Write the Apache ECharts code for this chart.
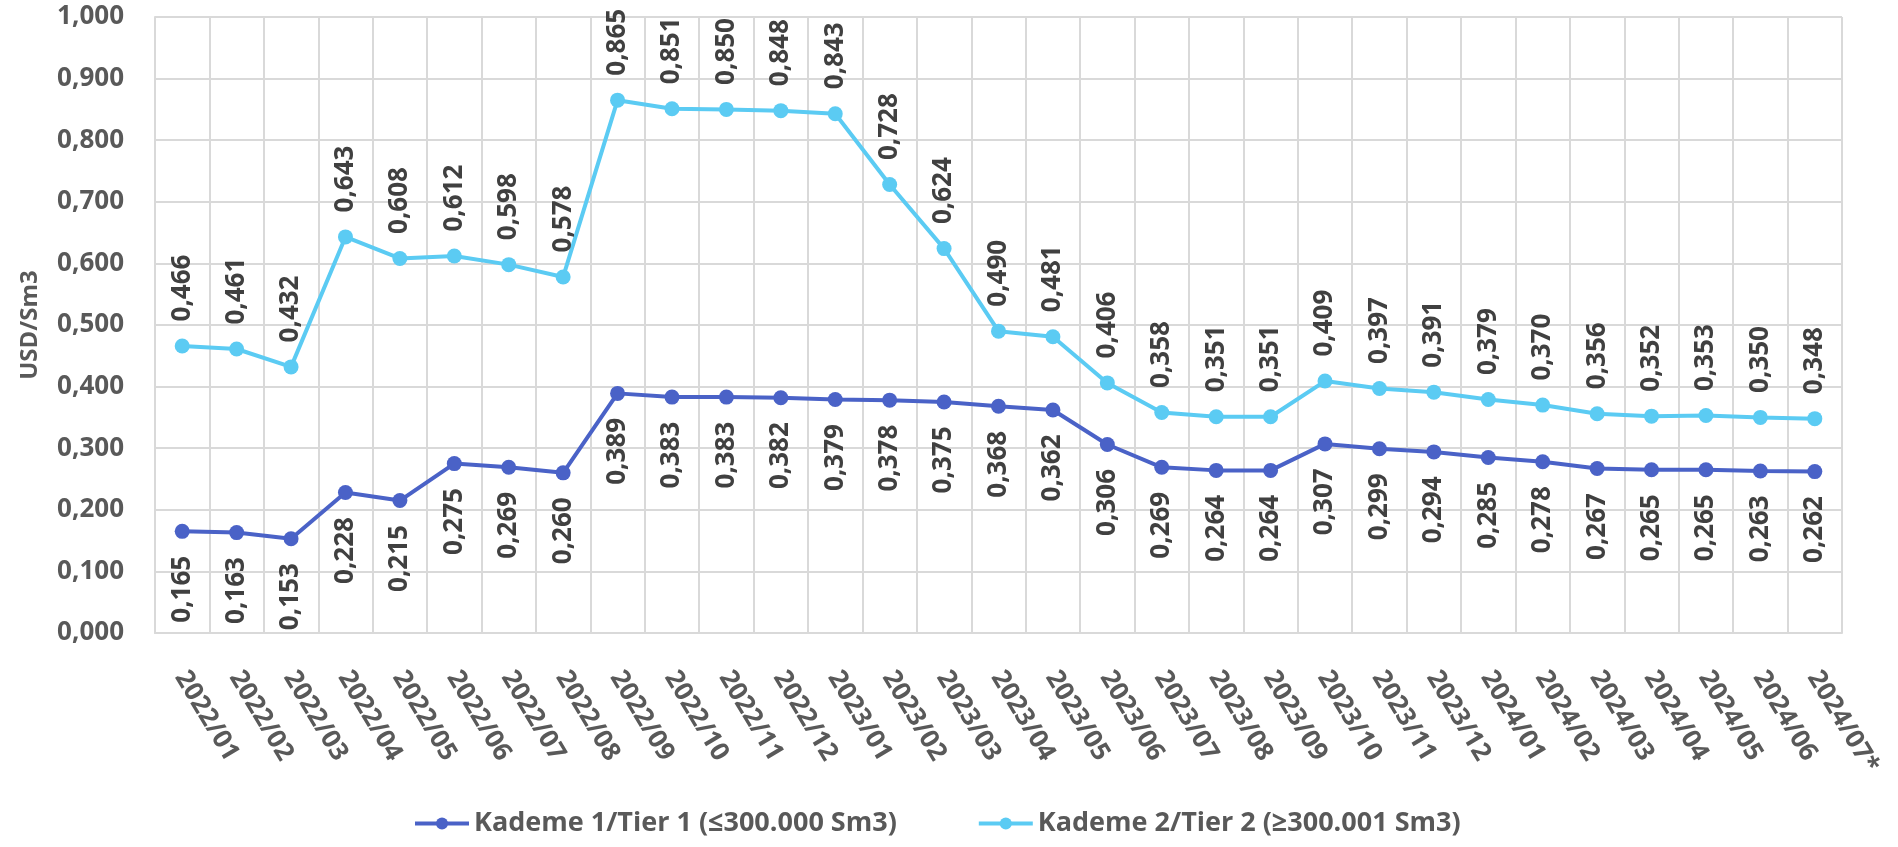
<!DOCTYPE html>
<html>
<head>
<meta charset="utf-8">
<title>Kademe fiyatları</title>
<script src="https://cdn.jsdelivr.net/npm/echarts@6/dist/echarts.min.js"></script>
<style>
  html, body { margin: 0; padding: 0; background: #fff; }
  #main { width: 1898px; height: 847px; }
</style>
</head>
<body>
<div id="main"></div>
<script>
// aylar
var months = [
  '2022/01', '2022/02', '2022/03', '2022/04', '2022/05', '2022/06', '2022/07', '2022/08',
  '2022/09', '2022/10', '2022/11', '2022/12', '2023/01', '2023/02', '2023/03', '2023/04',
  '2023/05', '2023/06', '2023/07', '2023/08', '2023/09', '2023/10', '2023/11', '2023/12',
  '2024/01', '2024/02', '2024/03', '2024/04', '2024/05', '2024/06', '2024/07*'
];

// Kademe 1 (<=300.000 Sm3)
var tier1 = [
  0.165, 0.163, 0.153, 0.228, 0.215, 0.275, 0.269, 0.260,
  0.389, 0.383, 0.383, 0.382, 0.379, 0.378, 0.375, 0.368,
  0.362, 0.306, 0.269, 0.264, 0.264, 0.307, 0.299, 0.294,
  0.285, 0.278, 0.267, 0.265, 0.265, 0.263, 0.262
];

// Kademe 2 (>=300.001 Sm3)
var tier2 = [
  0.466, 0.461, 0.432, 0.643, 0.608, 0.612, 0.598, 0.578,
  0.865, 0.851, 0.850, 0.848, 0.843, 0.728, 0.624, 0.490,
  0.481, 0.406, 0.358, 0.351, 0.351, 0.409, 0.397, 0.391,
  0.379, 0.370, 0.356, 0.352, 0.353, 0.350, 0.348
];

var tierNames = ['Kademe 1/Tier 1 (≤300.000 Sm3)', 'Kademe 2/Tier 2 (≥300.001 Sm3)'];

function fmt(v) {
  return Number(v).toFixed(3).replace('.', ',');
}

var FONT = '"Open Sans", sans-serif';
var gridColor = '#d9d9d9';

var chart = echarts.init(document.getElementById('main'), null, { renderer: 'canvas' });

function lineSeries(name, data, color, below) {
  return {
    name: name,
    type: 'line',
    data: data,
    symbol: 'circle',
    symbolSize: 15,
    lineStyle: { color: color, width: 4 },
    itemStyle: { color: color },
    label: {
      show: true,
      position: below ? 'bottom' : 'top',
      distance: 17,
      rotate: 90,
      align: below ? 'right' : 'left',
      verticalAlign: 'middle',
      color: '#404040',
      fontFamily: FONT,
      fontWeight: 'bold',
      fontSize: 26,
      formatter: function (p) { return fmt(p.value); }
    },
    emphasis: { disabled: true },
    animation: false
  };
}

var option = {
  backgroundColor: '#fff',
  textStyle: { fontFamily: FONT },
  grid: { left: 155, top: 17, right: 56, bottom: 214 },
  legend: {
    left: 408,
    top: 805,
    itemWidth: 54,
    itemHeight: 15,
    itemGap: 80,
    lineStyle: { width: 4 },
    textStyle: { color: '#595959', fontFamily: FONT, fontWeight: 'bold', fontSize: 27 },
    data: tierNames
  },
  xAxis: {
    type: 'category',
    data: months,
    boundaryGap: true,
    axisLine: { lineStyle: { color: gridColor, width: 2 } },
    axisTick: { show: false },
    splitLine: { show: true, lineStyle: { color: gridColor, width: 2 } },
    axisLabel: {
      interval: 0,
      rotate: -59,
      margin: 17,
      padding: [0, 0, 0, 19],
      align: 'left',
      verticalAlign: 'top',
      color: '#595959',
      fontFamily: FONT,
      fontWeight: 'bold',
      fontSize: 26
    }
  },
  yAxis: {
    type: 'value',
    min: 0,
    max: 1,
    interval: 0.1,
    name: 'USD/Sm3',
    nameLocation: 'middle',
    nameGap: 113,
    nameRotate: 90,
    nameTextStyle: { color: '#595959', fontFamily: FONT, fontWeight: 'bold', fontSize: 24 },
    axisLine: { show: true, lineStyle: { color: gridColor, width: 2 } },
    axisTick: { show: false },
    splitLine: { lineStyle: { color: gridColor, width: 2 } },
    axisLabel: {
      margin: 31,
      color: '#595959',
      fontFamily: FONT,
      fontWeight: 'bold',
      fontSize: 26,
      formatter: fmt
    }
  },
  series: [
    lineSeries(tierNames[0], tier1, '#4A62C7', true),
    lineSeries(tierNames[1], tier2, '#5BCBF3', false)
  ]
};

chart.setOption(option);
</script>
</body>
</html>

What is needed | Reproduce each line exactly, please, except for any pictures.

Reply |
Write the Apache ECharts code for this chart.
<!DOCTYPE html>
<html>
<head>
<meta charset="utf-8">
<title>Kademe fiyatları</title>
<script src="https://cdn.jsdelivr.net/npm/echarts@6/dist/echarts.min.js"></script>
<style>
  html, body { margin: 0; padding: 0; background: #fff; }
  #main { width: 1898px; height: 847px; }
</style>
</head>
<body>
<div id="main"></div>
<script>
// aylar
var months = [
  '2022/01', '2022/02', '2022/03', '2022/04', '2022/05', '2022/06', '2022/07', '2022/08',
  '2022/09', '2022/10', '2022/11', '2022/12', '2023/01', '2023/02', '2023/03', '2023/04',
  '2023/05', '2023/06', '2023/07', '2023/08', '2023/09', '2023/10', '2023/11', '2023/12',
  '2024/01', '2024/02', '2024/03', '2024/04', '2024/05', '2024/06', '2024/07*'
];

// Kademe 1 (<=300.000 Sm3)
var tier1 = [
  0.165, 0.163, 0.153, 0.228, 0.215, 0.275, 0.269, 0.260,
  0.389, 0.383, 0.383, 0.382, 0.379, 0.378, 0.375, 0.368,
  0.362, 0.306, 0.269, 0.264, 0.264, 0.307, 0.299, 0.294,
  0.285, 0.278, 0.267, 0.265, 0.265, 0.263, 0.262
];

// Kademe 2 (>=300.001 Sm3)
var tier2 = [
  0.466, 0.461, 0.432, 0.643, 0.608, 0.612, 0.598, 0.578,
  0.865, 0.851, 0.850, 0.848, 0.843, 0.728, 0.624, 0.490,
  0.481, 0.406, 0.358, 0.351, 0.351, 0.409, 0.397, 0.391,
  0.379, 0.370, 0.356, 0.352, 0.353, 0.350, 0.348
];

var tierNames = ['Kademe 1/Tier 1 (≤300.000 Sm3)', 'Kademe 2/Tier 2 (≥300.001 Sm3)'];

function fmt(v) {
  return Number(v).toFixed(3).replace('.', ',');
}

var FONT = '"Open Sans", sans-serif';
var gridColor = '#d9d9d9';

var chart = echarts.init(document.getElementById('main'), null, { renderer: 'canvas' });

function lineSeries(name, data, color, below) {
  return {
    name: name,
    type: 'line',
    data: data,
    symbol: 'circle',
    symbolSize: 15,
    lineStyle: { color: color, width: 4 },
    itemStyle: { color: color },
    label: {
      show: true,
      position: below ? 'bottom' : 'top',
      distance: 17,
      rotate: 90,
      align: below ? 'right' : 'left',
      verticalAlign: 'middle',
      color: '#404040',
      fontFamily: FONT,
      fontWeight: 'bold',
      fontSize: 26,
      formatter: function (p) { return fmt(p.value); }
    },
    emphasis: { disabled: true },
    animation: false
  };
}

var option = {
  backgroundColor: '#fff',
  textStyle: { fontFamily: FONT },
  grid: { left: 155, top: 17, right: 56, bottom: 214 },
  legend: {
    left: 408,
    top: 805,
    itemWidth: 54,
    itemHeight: 15,
    itemGap: 80,
    lineStyle: { width: 4 },
    textStyle: { color: '#595959', fontFamily: FONT, fontWeight: 'bold', fontSize: 27 },
    data: tierNames
  },
  xAxis: {
    type: 'category',
    data: months,
    boundaryGap: true,
    axisLine: { lineStyle: { color: gridColor, width: 2 } },
    axisTick: { show: false },
    splitLine: { show: true, lineStyle: { color: gridColor, width: 2 } },
    axisLabel: {
      interval: 0,
      rotate: -59,
      margin: 17,
      padding: [0, 0, 0, 19],
      align: 'left',
      verticalAlign: 'top',
      color: '#595959',
      fontFamily: FONT,
      fontWeight: 'bold',
      fontSize: 26
    }
  },
  yAxis: {
    type: 'value',
    min: 0,
    max: 1,
    interval: 0.1,
    name: 'USD/Sm3',
    nameLocation: 'middle',
    nameGap: 113,
    nameRotate: 90,
    nameTextStyle: { color: '#595959', fontFamily: FONT, fontWeight: 'bold', fontSize: 24 },
    axisLine: { show: true, lineStyle: { color: gridColor, width: 2 } },
    axisTick: { show: false },
    splitLine: { lineStyle: { color: gridColor, width: 2 } },
    axisLabel: {
      margin: 31,
      color: '#595959',
      fontFamily: FONT,
      fontWeight: 'bold',
      fontSize: 26,
      formatter: fmt
    }
  },
  series: [
    lineSeries(tierNames[0], tier1, '#4A62C7', true),
    lineSeries(tierNames[1], tier2, '#5BCBF3', false)
  ]
};

chart.setOption(option);
</script>
</body>
</html>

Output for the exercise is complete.